- Goal: Return the lines from the one with "Convert this chart to Apache ECharts code." through the one with "const FS = 21;", exactly as they appear and with no pictures.

- The data:
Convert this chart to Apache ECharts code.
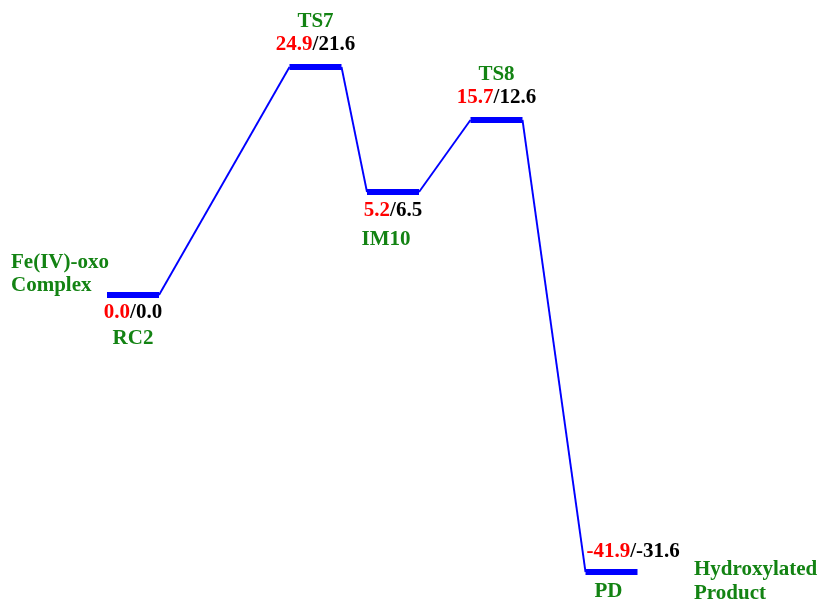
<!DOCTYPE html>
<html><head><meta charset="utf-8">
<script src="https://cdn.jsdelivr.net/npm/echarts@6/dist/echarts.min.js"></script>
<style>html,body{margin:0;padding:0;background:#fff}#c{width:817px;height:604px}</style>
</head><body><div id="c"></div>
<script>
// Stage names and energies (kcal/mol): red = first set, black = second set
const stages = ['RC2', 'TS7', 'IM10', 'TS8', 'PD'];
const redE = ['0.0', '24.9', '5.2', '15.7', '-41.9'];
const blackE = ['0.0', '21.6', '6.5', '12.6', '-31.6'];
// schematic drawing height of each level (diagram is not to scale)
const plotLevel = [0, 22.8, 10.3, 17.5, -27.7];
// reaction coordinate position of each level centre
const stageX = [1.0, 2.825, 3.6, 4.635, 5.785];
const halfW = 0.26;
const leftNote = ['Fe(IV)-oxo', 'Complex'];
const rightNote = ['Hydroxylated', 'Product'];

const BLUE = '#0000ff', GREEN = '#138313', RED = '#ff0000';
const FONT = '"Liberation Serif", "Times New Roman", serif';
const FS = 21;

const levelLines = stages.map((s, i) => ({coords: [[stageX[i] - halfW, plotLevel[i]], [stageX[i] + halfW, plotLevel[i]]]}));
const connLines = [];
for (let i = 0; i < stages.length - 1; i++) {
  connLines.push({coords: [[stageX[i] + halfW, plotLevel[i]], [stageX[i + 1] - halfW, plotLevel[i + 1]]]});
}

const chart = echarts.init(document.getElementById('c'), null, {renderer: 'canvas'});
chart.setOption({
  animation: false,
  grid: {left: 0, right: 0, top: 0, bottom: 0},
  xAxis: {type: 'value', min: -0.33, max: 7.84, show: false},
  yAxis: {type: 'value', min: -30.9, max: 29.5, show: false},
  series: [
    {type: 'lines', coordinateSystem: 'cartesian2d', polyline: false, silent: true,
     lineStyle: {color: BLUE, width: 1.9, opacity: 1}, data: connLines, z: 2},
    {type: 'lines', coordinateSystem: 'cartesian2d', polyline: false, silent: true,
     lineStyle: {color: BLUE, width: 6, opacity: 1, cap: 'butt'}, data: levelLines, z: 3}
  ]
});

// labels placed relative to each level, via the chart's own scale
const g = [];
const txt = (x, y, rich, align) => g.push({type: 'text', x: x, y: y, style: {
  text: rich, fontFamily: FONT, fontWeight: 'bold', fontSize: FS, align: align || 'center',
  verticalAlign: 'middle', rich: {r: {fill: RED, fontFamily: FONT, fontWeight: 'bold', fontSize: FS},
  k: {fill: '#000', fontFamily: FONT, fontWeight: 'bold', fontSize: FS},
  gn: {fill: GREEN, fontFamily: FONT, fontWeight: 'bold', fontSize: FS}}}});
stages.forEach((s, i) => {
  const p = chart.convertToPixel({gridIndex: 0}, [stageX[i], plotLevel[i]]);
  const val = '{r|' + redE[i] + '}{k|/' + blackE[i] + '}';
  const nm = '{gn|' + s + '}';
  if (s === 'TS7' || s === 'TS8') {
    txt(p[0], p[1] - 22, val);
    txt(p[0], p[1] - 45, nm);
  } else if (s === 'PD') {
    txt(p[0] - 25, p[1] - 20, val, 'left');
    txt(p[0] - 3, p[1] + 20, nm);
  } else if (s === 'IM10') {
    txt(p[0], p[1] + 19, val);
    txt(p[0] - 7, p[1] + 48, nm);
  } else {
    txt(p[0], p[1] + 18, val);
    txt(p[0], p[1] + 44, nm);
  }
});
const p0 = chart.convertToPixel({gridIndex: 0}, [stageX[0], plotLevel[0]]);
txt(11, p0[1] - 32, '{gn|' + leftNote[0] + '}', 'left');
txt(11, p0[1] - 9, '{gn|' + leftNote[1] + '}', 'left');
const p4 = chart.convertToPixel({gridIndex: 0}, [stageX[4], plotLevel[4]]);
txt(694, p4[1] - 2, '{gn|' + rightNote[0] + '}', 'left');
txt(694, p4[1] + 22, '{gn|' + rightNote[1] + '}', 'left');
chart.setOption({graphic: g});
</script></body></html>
* * *
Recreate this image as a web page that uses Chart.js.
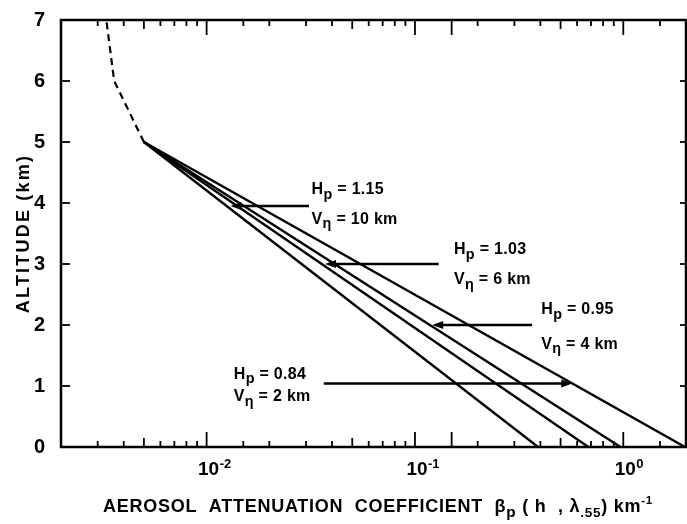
==
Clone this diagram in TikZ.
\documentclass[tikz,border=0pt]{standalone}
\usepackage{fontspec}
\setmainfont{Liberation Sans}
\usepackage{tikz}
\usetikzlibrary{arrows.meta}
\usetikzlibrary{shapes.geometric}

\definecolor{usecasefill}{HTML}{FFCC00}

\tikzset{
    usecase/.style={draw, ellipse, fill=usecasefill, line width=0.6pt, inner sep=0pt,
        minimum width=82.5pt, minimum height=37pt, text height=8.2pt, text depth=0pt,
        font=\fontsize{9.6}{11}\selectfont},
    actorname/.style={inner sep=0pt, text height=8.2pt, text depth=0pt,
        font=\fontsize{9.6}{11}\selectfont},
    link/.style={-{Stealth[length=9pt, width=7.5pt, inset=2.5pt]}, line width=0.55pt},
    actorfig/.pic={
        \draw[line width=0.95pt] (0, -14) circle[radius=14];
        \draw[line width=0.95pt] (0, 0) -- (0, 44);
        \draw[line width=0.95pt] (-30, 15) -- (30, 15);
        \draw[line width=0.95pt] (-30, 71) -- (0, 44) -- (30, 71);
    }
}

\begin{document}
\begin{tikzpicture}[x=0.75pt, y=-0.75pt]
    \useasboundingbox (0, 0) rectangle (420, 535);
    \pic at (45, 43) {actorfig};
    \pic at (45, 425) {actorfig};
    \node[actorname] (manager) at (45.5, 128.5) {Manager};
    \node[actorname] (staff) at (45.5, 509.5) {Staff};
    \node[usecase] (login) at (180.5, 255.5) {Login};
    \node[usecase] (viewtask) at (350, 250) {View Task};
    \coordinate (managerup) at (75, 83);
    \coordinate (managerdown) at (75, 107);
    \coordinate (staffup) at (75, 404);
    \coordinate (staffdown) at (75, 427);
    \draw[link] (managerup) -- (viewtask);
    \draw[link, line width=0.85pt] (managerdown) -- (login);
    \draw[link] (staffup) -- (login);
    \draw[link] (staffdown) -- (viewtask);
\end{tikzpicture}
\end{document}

- Final result:
Convert this chart to Apache ECharts code.
<!DOCTYPE html>
<html><head><meta charset="utf-8">
<script src="https://cdn.jsdelivr.net/npm/echarts@6/dist/echarts.min.js"></script>
<style>html,body{margin:0;padding:0;background:#fff}#c{width:817px;height:604px}</style>
</head><body><div id="c"></div>
<script>
// Stage names and energies (kcal/mol): red = first set, black = second set
const stages = ['RC2', 'TS7', 'IM10', 'TS8', 'PD'];
const redE = ['0.0', '24.9', '5.2', '15.7', '-41.9'];
const blackE = ['0.0', '21.6', '6.5', '12.6', '-31.6'];
// schematic drawing height of each level (diagram is not to scale)
const plotLevel = [0, 22.8, 10.3, 17.5, -27.7];
// reaction coordinate position of each level centre
const stageX = [1.0, 2.825, 3.6, 4.635, 5.785];
const halfW = 0.26;
const leftNote = ['Fe(IV)-oxo', 'Complex'];
const rightNote = ['Hydroxylated', 'Product'];

const BLUE = '#0000ff', GREEN = '#138313', RED = '#ff0000';
const FONT = '"Liberation Serif", "Times New Roman", serif';
const FS = 21;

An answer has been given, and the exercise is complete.